Kisah Kerekatan Hubungan Sosial di Pelosok Kendal (IV)

By , Jumat, 5 Juni 2015 | 16:30 WIB

Kerekatan hubungan sosial di kalangan masyarakat Dukuh Kalipuru, Desa Kalirejo, Kabupaten Kendal, Jawa Tengah, ternyata diakui banyak pihak.

Supriyanto (36), pemuka agama Kristen di desa setempat, mengaku mempunyai pengalaman berharga ketika bersinggungan dengan warga beragama lain. Seperti lazimnya tradisi yang berlaku, membangun sebuah rumah biasanya dilakukan dengan mengundang tetangga terdekat.

Kala itu, Supri mengundang para tetangga untuk sekadar ikut membantu proses perbaikan. Warga pun diundang, hingga ia tak pernah menyangka bahwa jumlah warga yang datang untuk ikut membantu mencapai tiga kali lipat.

"Hubungan sosial di Kalipuru ini baik. Saat saya punya gawe bangun rumah, dulu saya undang tetangga 15 orang, tetapi yang hadir berapa coba? 50 orang. Artinya, mereka membantu dengan tanpa pamrih. Mereka tidak memandang agama yang dianut warga, meski saya ini Nasrani," kata Supri, awal pekan ini.

Gotong royong

Semangat warga untuk gotong royong diakuinya sangat kuat. Warga tidak membeda-bedakan kepercayaan dan agama yang dianutnya. Bagi masyarakat, agama apa pun diyakini mengajarkan kebaikan dan menolak keburukan.

Hal ini telihat jelas dari setiap kegiatan atau ruang publik tempat warga berkumpul. Masyarakat setempat pun tidak melihat perbedaan agama, serta sudah sepakat tidak akan mempermasalahkan perbedaan agama.

"Agama itu tidak boleh didiskusikan, tetapi dipraktikkan. Kalau diskusi, terus nanti banyak ego yang muncul," ujar pria yang kini merangkap sebagai carik atau sekretaris di Desa Kalirejo.

Secara umum, warga Kristen di Dukuh Kalipuru berjumlah 80 jiwa dari 15 keluarga. Mereka biasanya beribadah di Gereja Kristen Jawa yang terletak di jalan kampung, yang bersebelahan dengan tiga tempat ibadah lain.

Warga Kristen ini melaksanakan kegiatan keagamaan setiap Kamis. Agama Kristen di Kalipuru merupakan agama mayoritas ketiga setelah Islam dan Hindu. Kristen masuk di Kalipuru pada tahun 1980 melalui kakek Supriyanto, Mbah Ayik.

Berdampingan

Seperti kebanyakan warga desa lainnya, mayoritas warga Kristen bermata pencahariaan sebagai petani.
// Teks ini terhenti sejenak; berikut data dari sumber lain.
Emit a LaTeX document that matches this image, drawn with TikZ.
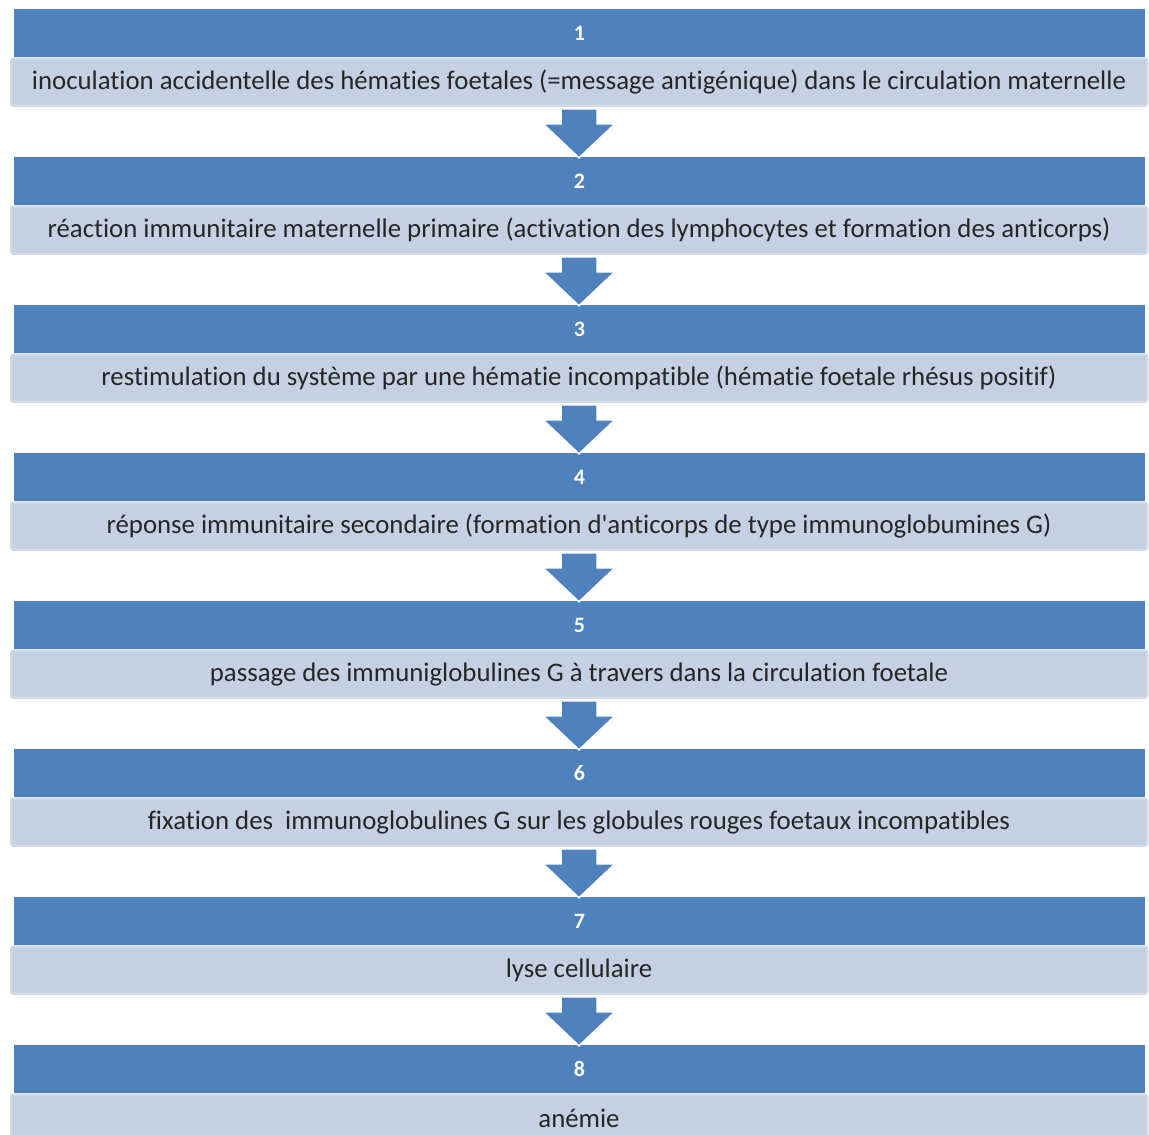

Warga dengan agama lain juga mayoritas bekerja sebagai petani. Mereka tetap bisa hidup rukun, damai, tanpa persoalan yang amat berarti.

Supriyanto menjelaskan, tempat tinggal warga satu dan lainnya yang berbeda agama juga tidak ada sekat. Antara penganut satu agama dan agama lain tinggal berdampingan sehingga jalinan toleransi semakin kuat.

"Warga di sini tinggalnya acak, tidak menyendiri atau dikomplekskan jadi satu. Rata-rata warga, entah itu Kristen, Islam, atau Hindu, bertetangga, dan semuanya tidak pernah jadi masalah, berjalan baik seperti biasanya," paparnya.

Empat rumah ibadah yang ada di Kalipuru sudah dibangun berdampingan sejak lama. Jalan kampung yang terbentang tidak lebih dari 500 meter itu menjadi penanda penting keberagaman Kalipuru. Perbedaan agama tidak menjadi penghalang untuk menjunjung tinggi toleransi dan gotong royong di tengah kehidupan sehari-hari.